Offsetting projects such as forestry schemes often contribute some of their credits into a buffer pool that acts as an insurance mechanism against hazards such as fires or diseases. If such hazards occur (and thus the carbon absorbed by these trees get released), the buffer pool can safeguard the carbon savings linked to the offsets; this is important for carbon offsets because under California rules, carbon savings linked to offsets need to be guaranteed for at least 100 years.
However, in just 10 years, wildfires have destroyed almost all the buffer forests designed to last 100 years, making it virtually impossible that these carbon offset buffers will last the next 90 years, especially as forest fires risk getting worse.
The findings that show that most of California’s carbon trading systems’ 100-year buffer have been wiped out have questioned the efficacy of forest carbon offsets programs, especially as risks such as forest fires and increased disease and pest prevalence are likely to worsen in the years to come. In the near term, such risks and their impacts might inform the insurance mechanism which has been found to be severely undercapitalised.

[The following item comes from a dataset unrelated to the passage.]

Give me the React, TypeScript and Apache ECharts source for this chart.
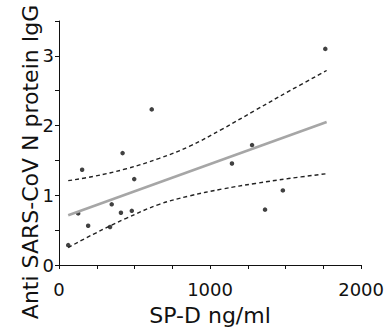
import React, { useEffect, useRef } from "react";
import * as echarts from "echarts";

const spdX = [61, 127, 153, 193, 338, 349, 410, 421, 482, 498, 614, 1145, 1278, 1364, 1482, 1763];
const iggY = [0.285, 0.74, 1.366, 0.562, 0.545, 0.87, 0.75, 1.605, 0.777, 1.232, 2.232, 1.456, 1.72, 0.794, 1.07, 3.1];

const fitX = [61, 1772];
const fitY = [0.715, 2.05];

const upperX = [61, 226, 445, 664, 862, 1081, 1300, 1520, 1772];
const upperY = [1.21, 1.27, 1.38, 1.53, 1.7, 1.95, 2.22, 2.49, 2.79];
const lowerX = [61, 226, 445, 664, 862, 1081, 1300, 1520, 1772];
const lowerY = [0.25, 0.44, 0.67, 0.87, 0.99, 1.09, 1.17, 1.24, 1.31];

const xTickLabels = ["0", "1000", "2000"];
const yTickLabels = ["0", "1", "2", "3"];
const xTitle = "SP-D ng/ml";
const yTitle = "Anti SARS-CoV N protein IgG";

const zip = (xs: number[], ys: number[]) => xs.map((x, i) => [x, ys[i]]);

export default function App() {
  const ref = useRef<HTMLDivElement>(null);
  useEffect(() => {
    if (!ref.current) return;
    const chart = echarts.init(ref.current, null, { renderer: "svg" });
    const font = "DejaVu Sans";
    chart.setOption({
      animation: false,
      backgroundColor: "#ffffff",
      grid: { left: 59, right: 24, top: 21, bottom: 49, containLabel: false },
      graphic: [
        {
          type: "text",
          x: 30,
          y: 162,
          rotation: Math.PI / 2,
          style: {
            text: yTitle,
            fontFamily: font,
            fontSize: 22,
            fill: "#111",
            align: "center",
            verticalAlign: "middle",
          },
        },
      ],
      xAxis: {
        type: "value",
        min: 0,
        max: 2000,
        interval: 250,
        name: xTitle,
        nameLocation: "middle",
        nameGap: 39,
        nameTextStyle: { fontFamily: font, fontSize: 22, color: "#111" },
        axisLine: { show: true, lineStyle: { color: "#111", width: 1 } },
        axisTick: { show: true, length: 4, lineStyle: { color: "#111" } },
        splitLine: { show: false },
        axisLabel: {
          margin: 15,
          fontFamily: font,
          fontSize: 18,
          color: "#111",
          formatter: (v: number) => (xTickLabels.includes(String(v)) ? String(v) : ""),
        },
      },
      yAxis: {
        type: "value",
        min: 0,
        max: 3.5,
        interval: 0.5,
        axisLine: { show: true, lineStyle: { color: "#111", width: 1 } },
        axisTick: { show: true, length: 4, lineStyle: { color: "#111" } },
        splitLine: { show: false },
        axisLabel: {
          margin: 5,
          fontFamily: font,
          fontSize: 18,
          color: "#111",
          formatter: (v: number) => (yTickLabels.includes(String(v)) ? String(v) : ""),
        },
      },
      series: [
        {
          type: "scatter",
          data: zip(spdX, iggY),
          symbol: "circle",
          symbolSize: 4.5,
          itemStyle: { color: "#111" },
        },
        {
          type: "line",
          data: zip(fitX, fitY),
          showSymbol: false,
          lineStyle: { color: "#a6a6a6", width: 2.6 },
        },
        {
          type: "line",
          data: zip(upperX, upperY),
          smooth: 0.4,
          showSymbol: false,
          lineStyle: { color: "#222", width: 1.4, type: [4, 3] },
        },
        {
          type: "line",
          data: zip(lowerX, lowerY),
          smooth: 0.4,
          showSymbol: false,
          lineStyle: { color: "#222", width: 1.4, type: [4, 3] },
        },
      ],
    });
    return () => chart.dispose();
  }, []);
  return <div ref={ref} style={{ width: 387, height: 331, position: "absolute", left: 0, top: 0 }} />;
}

However, the implications of these findings extend much deeper, posing questions to the very act of forest carbon offsets. Might there be more efforts placed into mitigating wildfires which gives greater consideration into indigenous ways of forest management, or the diversity of crops that are planted or protected for offsets? Might forest offset efforts shift to regions with lower fire or disease risks? Or might those efforts be too little too late given increasing wildfire and disease risks in many parts of the planet? Could such setbacks in the carbon offset programs direct more effort towards mitigation by direct carbon emissions reductions rather than by the use of offsets?